-- Begin --

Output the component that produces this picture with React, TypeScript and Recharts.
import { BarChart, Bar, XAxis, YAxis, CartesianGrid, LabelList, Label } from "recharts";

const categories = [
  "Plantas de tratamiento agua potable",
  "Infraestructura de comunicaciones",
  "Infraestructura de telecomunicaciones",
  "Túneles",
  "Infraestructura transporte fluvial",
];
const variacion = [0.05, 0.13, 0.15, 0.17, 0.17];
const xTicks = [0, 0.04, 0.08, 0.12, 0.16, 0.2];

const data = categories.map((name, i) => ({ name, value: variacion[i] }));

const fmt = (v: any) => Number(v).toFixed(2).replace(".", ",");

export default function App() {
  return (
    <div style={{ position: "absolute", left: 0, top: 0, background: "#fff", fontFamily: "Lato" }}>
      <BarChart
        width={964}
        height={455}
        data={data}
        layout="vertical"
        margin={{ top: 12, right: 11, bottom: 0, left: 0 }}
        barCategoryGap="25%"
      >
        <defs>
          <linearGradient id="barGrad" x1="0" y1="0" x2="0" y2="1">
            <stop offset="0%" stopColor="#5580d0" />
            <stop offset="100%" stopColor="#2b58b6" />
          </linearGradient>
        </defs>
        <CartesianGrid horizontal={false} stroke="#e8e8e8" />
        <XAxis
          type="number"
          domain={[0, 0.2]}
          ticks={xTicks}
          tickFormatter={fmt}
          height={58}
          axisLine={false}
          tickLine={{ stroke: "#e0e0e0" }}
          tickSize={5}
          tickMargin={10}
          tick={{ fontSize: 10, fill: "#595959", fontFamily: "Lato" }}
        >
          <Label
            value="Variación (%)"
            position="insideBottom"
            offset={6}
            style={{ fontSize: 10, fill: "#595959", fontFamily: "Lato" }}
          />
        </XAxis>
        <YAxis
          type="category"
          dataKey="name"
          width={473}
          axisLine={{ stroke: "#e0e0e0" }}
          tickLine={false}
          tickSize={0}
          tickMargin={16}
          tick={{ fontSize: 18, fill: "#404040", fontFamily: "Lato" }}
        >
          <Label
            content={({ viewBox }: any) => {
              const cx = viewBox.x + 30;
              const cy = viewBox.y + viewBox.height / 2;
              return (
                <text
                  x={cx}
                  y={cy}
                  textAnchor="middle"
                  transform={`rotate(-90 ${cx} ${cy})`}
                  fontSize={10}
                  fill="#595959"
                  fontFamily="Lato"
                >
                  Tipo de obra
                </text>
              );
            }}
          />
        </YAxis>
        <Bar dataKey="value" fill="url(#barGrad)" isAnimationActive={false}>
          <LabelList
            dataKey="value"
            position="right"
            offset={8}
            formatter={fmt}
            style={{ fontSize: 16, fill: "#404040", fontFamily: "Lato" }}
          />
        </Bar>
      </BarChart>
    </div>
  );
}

-- End --

§ **What is expected**
Copy out the whole listing, exactly as written.

§ **Task answer**
Output the component that produces this picture with React, TypeScript and Recharts.
import { BarChart, Bar, XAxis, YAxis, CartesianGrid, LabelList, Label } from "recharts";

const categories = [
  "Plantas de tratamiento agua potable",
  "Infraestructura de comunicaciones",
  "Infraestructura de telecomunicaciones",
  "Túneles",
  "Infraestructura transporte fluvial",
];
const variacion = [0.05, 0.13, 0.15, 0.17, 0.17];
const xTicks = [0, 0.04, 0.08, 0.12, 0.16, 0.2];

const data = categories.map((name, i) => ({ name, value: variacion[i] }));

const fmt = (v: any) => Number(v).toFixed(2).replace(".", ",");

export default function App() {
  return (
    <div style={{ position: "absolute", left: 0, top: 0, background: "#fff", fontFamily: "Lato" }}>
      <BarChart
        width={964}
        height={455}
        data={data}
        layout="vertical"
        margin={{ top: 12, right: 11, bottom: 0, left: 0 }}
        barCategoryGap="25%"
      >
        <defs>
          <linearGradient id="barGrad" x1="0" y1="0" x2="0" y2="1">
            <stop offset="0%" stopColor="#5580d0" />
            <stop offset="100%" stopColor="#2b58b6" />
          </linearGradient>
        </defs>
        <CartesianGrid horizontal={false} stroke="#e8e8e8" />
        <XAxis
          type="number"
          domain={[0, 0.2]}
          ticks={xTicks}
          tickFormatter={fmt}
          height={58}
          axisLine={false}
          tickLine={{ stroke: "#e0e0e0" }}
          tickSize={5}
          tickMargin={10}
          tick={{ fontSize: 10, fill: "#595959", fontFamily: "Lato" }}
        >
          <Label
            value="Variación (%)"
            position="insideBottom"
            offset={6}
            style={{ fontSize: 10, fill: "#595959", fontFamily: "Lato" }}
          />
        </XAxis>
        <YAxis
          type="category"
          dataKey="name"
          width={473}
          axisLine={{ stroke: "#e0e0e0" }}
          tickLine={false}
          tickSize={0}
          tickMargin={16}
          tick={{ fontSize: 18, fill: "#404040", fontFamily: "Lato" }}
        >
          <Label
            content={({ viewBox }: any) => {
              const cx = viewBox.x + 30;
              const cy = viewBox.y + viewBox.height / 2;
              return (
                <text
                  x={cx}
                  y={cy}
                  textAnchor="middle"
                  transform={`rotate(-90 ${cx} ${cy})`}
                  fontSize={10}
                  fill="#595959"
                  fontFamily="Lato"
                >
                  Tipo de obra
                </text>
              );
            }}
          />
        </YAxis>
        <Bar dataKey="value" fill="url(#barGrad)" isAnimationActive={false}>
          <LabelList
            dataKey="value"
            position="right"
            offset={8}
            formatter={fmt}
            style={{ fontSize: 16, fill: "#404040", fontFamily: "Lato" }}
          />
        </Bar>
      </BarChart>
    </div>
  );
}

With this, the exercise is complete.